Many of the techniques used in both stage hypnosis and clinical hypnosis can be the same or very similar, however the key difference between stage hypnosis and positive hypnosis are about who chooses to get hypnotised and who benefits from the process.
Just like a pharmacist, a drug dealer distributes medication and chemicals which affect the person using them. However, the dealer is solely interested in themselves. Similarly the stage hypnotist does no assessment on the psychological and physical wellbeing of the participant before asking someone to engage in hypnosis and ultimately is more interested in giving the audience an entertaining evening instead of how the participant may be affected during or after the show’, whereas the hypnotherapist uses the same skills entirely for the client. They do not use the client for their own ends but will only work for the client and withdraw treatment if they cannot offer a clinical reason for continuing with any treatments.
A stage hypnotist is paid to entertain the audience, to give the audience a fun evening and to meet the expectations of the audience. The audience want to experience a fun, light evening where volunteers act foolishly whilst in trance.

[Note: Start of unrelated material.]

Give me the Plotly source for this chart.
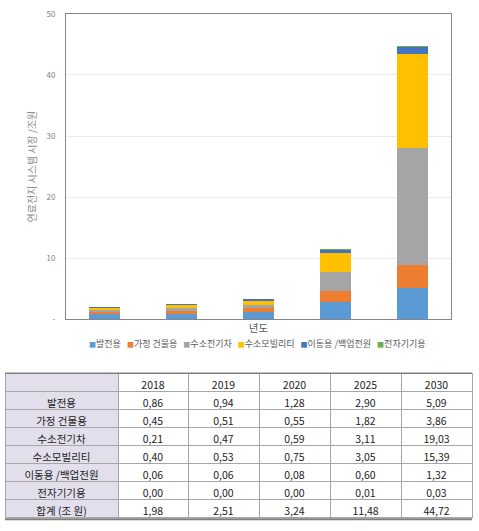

To make sure the volunteers give an entertaining performance the hypnotist uses a few techniques to generate a greater desire for people to get on stage and with it a desire to meet the expectations of the audience. Firstly, they will ask the audience to undertake some simple suggestibility techniques. This allows the stage hypnotist to eliminate any audience members who will not be very entertaining
From here the stage hypnotist will invite some volunteers up to the stage and will get them to compete for a limited number of places on stage.
Those using stage hypnosis have been known to use some underhand ways to get people to make the stage hypnotist look good. Paul McKenna cites a story of when a stage hypnotist discreetly said to a volunteer that he would give him £50 for “giving a great performance”. At the end of the show, he told him and the audience that “When you wake up you will be convinced that I owe you fifty pounds and you will get more annoyed and insistent about it”.
In stage hypnosis, to raise the compliance of those selected to go on stage, hypnotists can set the stage out so that there are fewer spaces on stage than people selected, so already people are being invited to compete. Hypnotists can also tell people that boring people will be rejected as it would spoil everyone’s evening and that people have paid a lot of money tonight and if you don’t want people to think you are boring you need to be entertaining.
The focus on entertainment has resulted in some hypnotists being sued for failing to keep the volunteers safe whilst on stage.
These approaches demonstrate that hypnotists unlike hypnotherapists have a focus on entertainment and not the wellbeing of those being hypnotised.
With hypnotherapy, it is the client who chooses the hypnotherapist, not the other way around, whilst therapists will only refuse to treat patients where there is an ethical reason for not treating a client. Unlike stage hypnotists the use of hypnosis is discussed with the client, treatment is unique to each client and informed consent is essential so that there is no coercion to maintain hypnosis. The hypnotherapist should explain the process, giving as much time to the client’s needs as is necessary, encourage the client to withdraw if the treatment is not something they want to continue with and focus on building a positive, trusting and respectful relationship such that the client has the best possibility of treatment outcomes.
So when looking at what the differences are between a stage hypnotists and those who practise positive hypnosis and hypnotherapy, there are some similarities in terms of techniques, but the differences are mainly centred around the application of the techniques, the ethical and moral framework in their use and how the client or patient is involved in the process of their treatment.